• **Stated goal**
Reproduce each line of the material exactly, minus any picture.

* START Information shown *

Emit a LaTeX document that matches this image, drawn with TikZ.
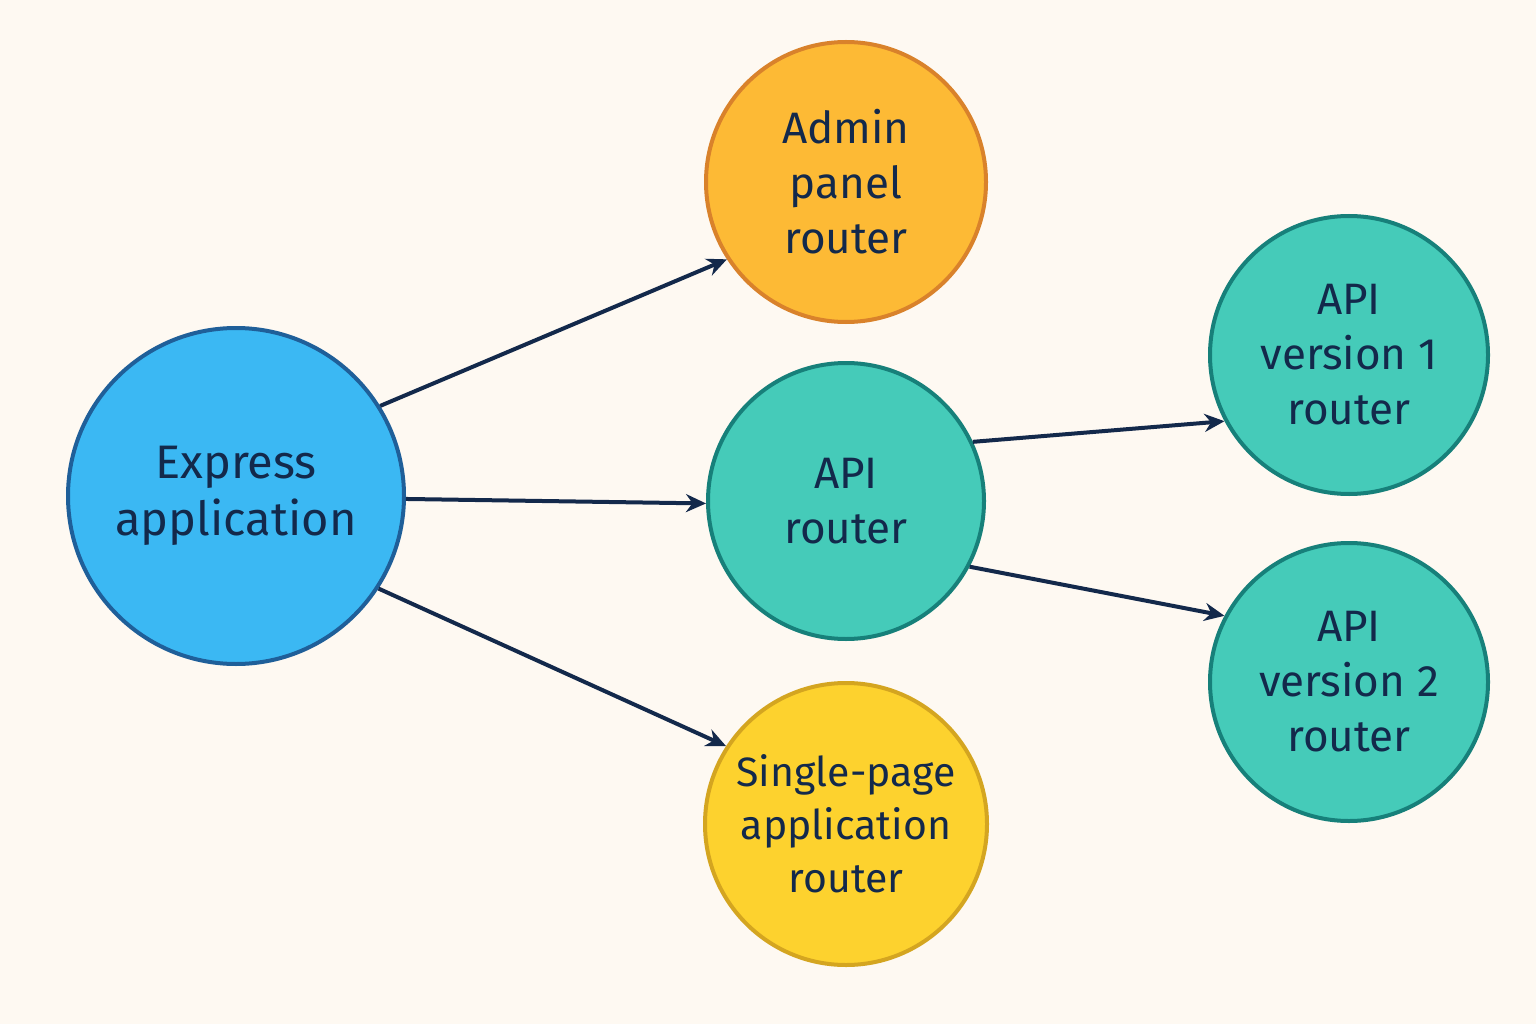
\documentclass[tikz,border=0pt]{standalone}
\usepackage{fontspec}
\setmainfont{Fira Sans}
\usetikzlibrary{arrows.meta}
\definecolor{bg}{HTML}{FEF9F2}
\definecolor{ink}{HTML}{13294B}
\definecolor{bluef}{HTML}{3BB8F3}\definecolor{blued}{HTML}{1F5F99}
\definecolor{orf}{HTML}{FDBA35}\definecolor{ord}{HTML}{D9822B}
\definecolor{tlf}{HTML}{45CBB9}\definecolor{tld}{HTML}{17807A}
\definecolor{yef}{HTML}{FDD22E}\definecolor{yed}{HTML}{D4A520}
\begin{document}
\begin{tikzpicture}[x=1pt,y=-1pt,
 nd/.style={circle,inner sep=0pt,line width=4pt,text=ink,align=center,font=\fontsize{44}{55}\selectfont},
 ar/.style={draw=ink,line width=4pt,-{Stealth[length=20pt,width=18pt]}}]
\fill[bg] (0,0) rectangle (1536,1024);
\useasboundingbox (0,0) rectangle (1536,1024);
\node[nd,minimum size=336pt,fill=bluef,draw=blued,font=\fontsize{47}{57}\selectfont] (e) at (236,496) {Express\\application};
\node[nd,minimum size=280pt,fill=orf,draw=ord] (a) at (846,182) {Admin\\panel\\router};
\node[nd,minimum size=276pt,fill=tlf,draw=tld] (r) at (846,501) {API\\router};
\node[nd,minimum size=282pt,fill=yef,draw=yed,font=\fontsize{41}{53}\selectfont] (s) at (846,824) {Single-page\\application\\router};
\node[nd,minimum size=278pt,fill=tlf,draw=tld] (v1) at (1349,355) {API\\version 1\\router};
\node[nd,minimum size=278pt,fill=tlf,draw=tld] (v2) at (1349,682) {API\\version 2\\router};
\draw[ar] (e.32) -- (a.213);
\draw[ar] (e.-1) -- (r.181);
\draw[ar] (e.-33) -- (s.147);
\draw[ar] (r.25) -- (v1.208);
\draw[ar] (r.-28) -- (v2.152);
\end{tikzpicture}
\end{document}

* END Information shown *

• **Task solution**
Emit a LaTeX document that matches this image, drawn with TikZ.
\documentclass[tikz,border=0pt]{standalone}
\usepackage{fontspec}
\setmainfont{Fira Sans}
\usetikzlibrary{arrows.meta}
\definecolor{bg}{HTML}{FEF9F2}
\definecolor{ink}{HTML}{13294B}
\definecolor{bluef}{HTML}{3BB8F3}\definecolor{blued}{HTML}{1F5F99}
\definecolor{orf}{HTML}{FDBA35}\definecolor{ord}{HTML}{D9822B}
\definecolor{tlf}{HTML}{45CBB9}\definecolor{tld}{HTML}{17807A}
\definecolor{yef}{HTML}{FDD22E}\definecolor{yed}{HTML}{D4A520}
\begin{document}
\begin{tikzpicture}[x=1pt,y=-1pt,
 nd/.style={circle,inner sep=0pt,line width=4pt,text=ink,align=center,font=\fontsize{44}{55}\selectfont},
 ar/.style={draw=ink,line width=4pt,-{Stealth[length=20pt,width=18pt]}}]
\fill[bg] (0,0) rectangle (1536,1024);
\useasboundingbox (0,0) rectangle (1536,1024);
\node[nd,minimum size=336pt,fill=bluef,draw=blued,font=\fontsize{47}{57}\selectfont] (e) at (236,496) {Express\\application};
\node[nd,minimum size=280pt,fill=orf,draw=ord] (a) at (846,182) {Admin\\panel\\router};
\node[nd,minimum size=276pt,fill=tlf,draw=tld] (r) at (846,501) {API\\router};
\node[nd,minimum size=282pt,fill=yef,draw=yed,font=\fontsize{41}{53}\selectfont] (s) at (846,824) {Single-page\\application\\router};
\node[nd,minimum size=278pt,fill=tlf,draw=tld] (v1) at (1349,355) {API\\version 1\\router};
\node[nd,minimum size=278pt,fill=tlf,draw=tld] (v2) at (1349,682) {API\\version 2\\router};
\draw[ar] (e.32) -- (a.213);
\draw[ar] (e.-1) -- (r.181);
\draw[ar] (e.-33) -- (s.147);
\draw[ar] (r.25) -- (v1.208);
\draw[ar] (r.-28) -- (v2.152);
\end{tikzpicture}
\end{document}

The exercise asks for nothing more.